PROBLEM TO SOLVE:
Render the material again word for word, skipping the pictures in it.

DATA SECTION:
···
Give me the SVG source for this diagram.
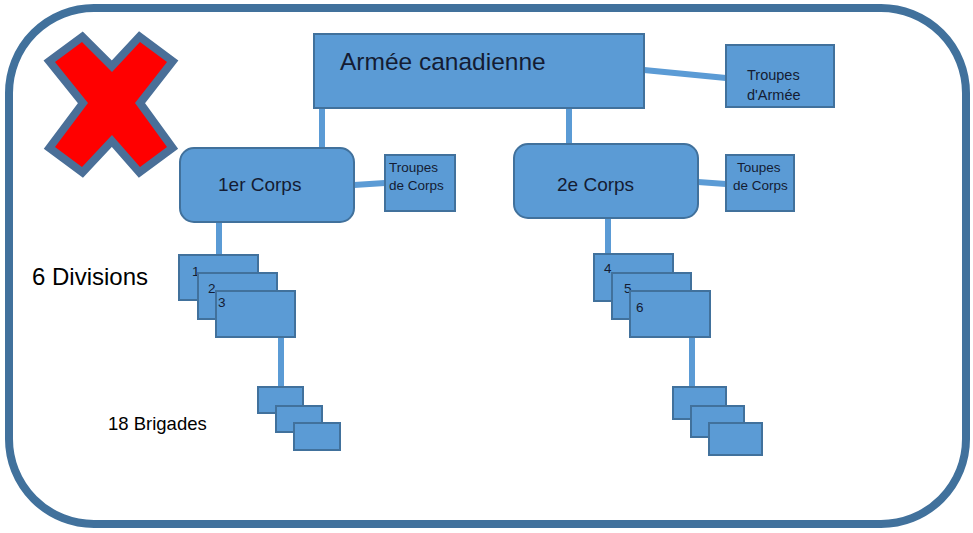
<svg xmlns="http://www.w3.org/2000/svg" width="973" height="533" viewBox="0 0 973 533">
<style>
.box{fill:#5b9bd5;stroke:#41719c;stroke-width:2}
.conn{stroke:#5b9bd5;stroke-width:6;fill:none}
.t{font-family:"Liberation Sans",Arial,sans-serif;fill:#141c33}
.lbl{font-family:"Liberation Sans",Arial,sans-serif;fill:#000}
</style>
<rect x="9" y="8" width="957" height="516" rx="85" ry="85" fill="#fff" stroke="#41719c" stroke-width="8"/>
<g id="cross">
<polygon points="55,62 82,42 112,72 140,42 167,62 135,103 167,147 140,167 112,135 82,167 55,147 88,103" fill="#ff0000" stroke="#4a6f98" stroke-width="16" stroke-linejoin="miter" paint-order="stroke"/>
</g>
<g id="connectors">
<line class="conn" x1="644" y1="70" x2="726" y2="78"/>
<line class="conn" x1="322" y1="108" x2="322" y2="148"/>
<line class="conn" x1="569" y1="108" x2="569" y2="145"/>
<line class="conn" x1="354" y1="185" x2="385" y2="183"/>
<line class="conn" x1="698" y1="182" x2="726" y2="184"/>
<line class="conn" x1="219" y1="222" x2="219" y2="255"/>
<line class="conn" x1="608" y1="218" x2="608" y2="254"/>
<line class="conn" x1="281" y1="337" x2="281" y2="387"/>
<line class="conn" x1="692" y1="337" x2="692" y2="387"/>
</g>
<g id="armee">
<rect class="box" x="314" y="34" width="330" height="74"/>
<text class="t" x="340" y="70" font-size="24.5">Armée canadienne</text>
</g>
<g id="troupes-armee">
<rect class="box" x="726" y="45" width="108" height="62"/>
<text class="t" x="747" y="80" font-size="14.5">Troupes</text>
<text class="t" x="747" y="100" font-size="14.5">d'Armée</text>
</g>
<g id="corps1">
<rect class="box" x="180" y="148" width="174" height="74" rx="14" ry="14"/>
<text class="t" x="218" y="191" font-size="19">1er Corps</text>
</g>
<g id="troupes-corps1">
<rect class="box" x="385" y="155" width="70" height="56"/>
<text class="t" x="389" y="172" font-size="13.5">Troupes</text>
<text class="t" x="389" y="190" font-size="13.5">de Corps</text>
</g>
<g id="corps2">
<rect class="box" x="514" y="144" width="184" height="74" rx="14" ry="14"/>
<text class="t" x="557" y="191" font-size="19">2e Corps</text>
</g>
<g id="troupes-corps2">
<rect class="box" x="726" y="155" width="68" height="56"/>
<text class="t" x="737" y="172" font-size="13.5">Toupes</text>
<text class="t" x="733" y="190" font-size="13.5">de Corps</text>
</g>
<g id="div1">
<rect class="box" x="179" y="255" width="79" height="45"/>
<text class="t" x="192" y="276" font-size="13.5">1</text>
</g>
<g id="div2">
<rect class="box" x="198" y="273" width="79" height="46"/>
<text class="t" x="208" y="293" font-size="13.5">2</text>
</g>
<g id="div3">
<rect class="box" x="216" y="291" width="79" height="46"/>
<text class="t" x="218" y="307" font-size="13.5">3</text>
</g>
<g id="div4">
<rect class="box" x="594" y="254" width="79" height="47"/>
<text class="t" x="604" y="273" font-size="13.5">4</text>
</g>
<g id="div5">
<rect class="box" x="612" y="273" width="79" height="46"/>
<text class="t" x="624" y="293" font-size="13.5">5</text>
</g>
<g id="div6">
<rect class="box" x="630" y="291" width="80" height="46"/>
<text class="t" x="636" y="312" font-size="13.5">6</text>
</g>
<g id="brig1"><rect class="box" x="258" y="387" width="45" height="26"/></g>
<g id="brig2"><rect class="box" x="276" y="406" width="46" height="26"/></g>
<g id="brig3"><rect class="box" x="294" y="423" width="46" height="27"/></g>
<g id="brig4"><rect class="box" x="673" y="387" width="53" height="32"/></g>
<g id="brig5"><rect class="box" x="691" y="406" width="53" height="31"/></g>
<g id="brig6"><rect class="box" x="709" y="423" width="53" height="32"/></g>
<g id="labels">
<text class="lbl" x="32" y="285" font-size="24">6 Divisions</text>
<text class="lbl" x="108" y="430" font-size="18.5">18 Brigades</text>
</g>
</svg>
···
ANSWER TO THE PROBLEM:
Give me the SVG source for this diagram.
<svg xmlns="http://www.w3.org/2000/svg" width="973" height="533" viewBox="0 0 973 533">
<style>
.box{fill:#5b9bd5;stroke:#41719c;stroke-width:2}
.conn{stroke:#5b9bd5;stroke-width:6;fill:none}
.t{font-family:"Liberation Sans",Arial,sans-serif;fill:#141c33}
.lbl{font-family:"Liberation Sans",Arial,sans-serif;fill:#000}
</style>
<rect x="9" y="8" width="957" height="516" rx="85" ry="85" fill="#fff" stroke="#41719c" stroke-width="8"/>
<g id="cross">
<polygon points="55,62 82,42 112,72 140,42 167,62 135,103 167,147 140,167 112,135 82,167 55,147 88,103" fill="#ff0000" stroke="#4a6f98" stroke-width="16" stroke-linejoin="miter" paint-order="stroke"/>
</g>
<g id="connectors">
<line class="conn" x1="644" y1="70" x2="726" y2="78"/>
<line class="conn" x1="322" y1="108" x2="322" y2="148"/>
<line class="conn" x1="569" y1="108" x2="569" y2="145"/>
<line class="conn" x1="354" y1="185" x2="385" y2="183"/>
<line class="conn" x1="698" y1="182" x2="726" y2="184"/>
<line class="conn" x1="219" y1="222" x2="219" y2="255"/>
<line class="conn" x1="608" y1="218" x2="608" y2="254"/>
<line class="conn" x1="281" y1="337" x2="281" y2="387"/>
<line class="conn" x1="692" y1="337" x2="692" y2="387"/>
</g>
<g id="armee">
<rect class="box" x="314" y="34" width="330" height="74"/>
<text class="t" x="340" y="70" font-size="24.5">Armée canadienne</text>
</g>
<g id="troupes-armee">
<rect class="box" x="726" y="45" width="108" height="62"/>
<text class="t" x="747" y="80" font-size="14.5">Troupes</text>
<text class="t" x="747" y="100" font-size="14.5">d'Armée</text>
</g>
<g id="corps1">
<rect class="box" x="180" y="148" width="174" height="74" rx="14" ry="14"/>
<text class="t" x="218" y="191" font-size="19">1er Corps</text>
</g>
<g id="troupes-corps1">
<rect class="box" x="385" y="155" width="70" height="56"/>
<text class="t" x="389" y="172" font-size="13.5">Troupes</text>
<text class="t" x="389" y="190" font-size="13.5">de Corps</text>
</g>
<g id="corps2">
<rect class="box" x="514" y="144" width="184" height="74" rx="14" ry="14"/>
<text class="t" x="557" y="191" font-size="19">2e Corps</text>
</g>
<g id="troupes-corps2">
<rect class="box" x="726" y="155" width="68" height="56"/>
<text class="t" x="737" y="172" font-size="13.5">Toupes</text>
<text class="t" x="733" y="190" font-size="13.5">de Corps</text>
</g>
<g id="div1">
<rect class="box" x="179" y="255" width="79" height="45"/>
<text class="t" x="192" y="276" font-size="13.5">1</text>
</g>
<g id="div2">
<rect class="box" x="198" y="273" width="79" height="46"/>
<text class="t" x="208" y="293" font-size="13.5">2</text>
</g>
<g id="div3">
<rect class="box" x="216" y="291" width="79" height="46"/>
<text class="t" x="218" y="307" font-size="13.5">3</text>
</g>
<g id="div4">
<rect class="box" x="594" y="254" width="79" height="47"/>
<text class="t" x="604" y="273" font-size="13.5">4</text>
</g>
<g id="div5">
<rect class="box" x="612" y="273" width="79" height="46"/>
<text class="t" x="624" y="293" font-size="13.5">5</text>
</g>
<g id="div6">
<rect class="box" x="630" y="291" width="80" height="46"/>
<text class="t" x="636" y="312" font-size="13.5">6</text>
</g>
<g id="brig1"><rect class="box" x="258" y="387" width="45" height="26"/></g>
<g id="brig2"><rect class="box" x="276" y="406" width="46" height="26"/></g>
<g id="brig3"><rect class="box" x="294" y="423" width="46" height="27"/></g>
<g id="brig4"><rect class="box" x="673" y="387" width="53" height="32"/></g>
<g id="brig5"><rect class="box" x="691" y="406" width="53" height="31"/></g>
<g id="brig6"><rect class="box" x="709" y="423" width="53" height="32"/></g>
<g id="labels">
<text class="lbl" x="32" y="285" font-size="24">6 Divisions</text>
<text class="lbl" x="108" y="430" font-size="18.5">18 Brigades</text>
</g>
</svg>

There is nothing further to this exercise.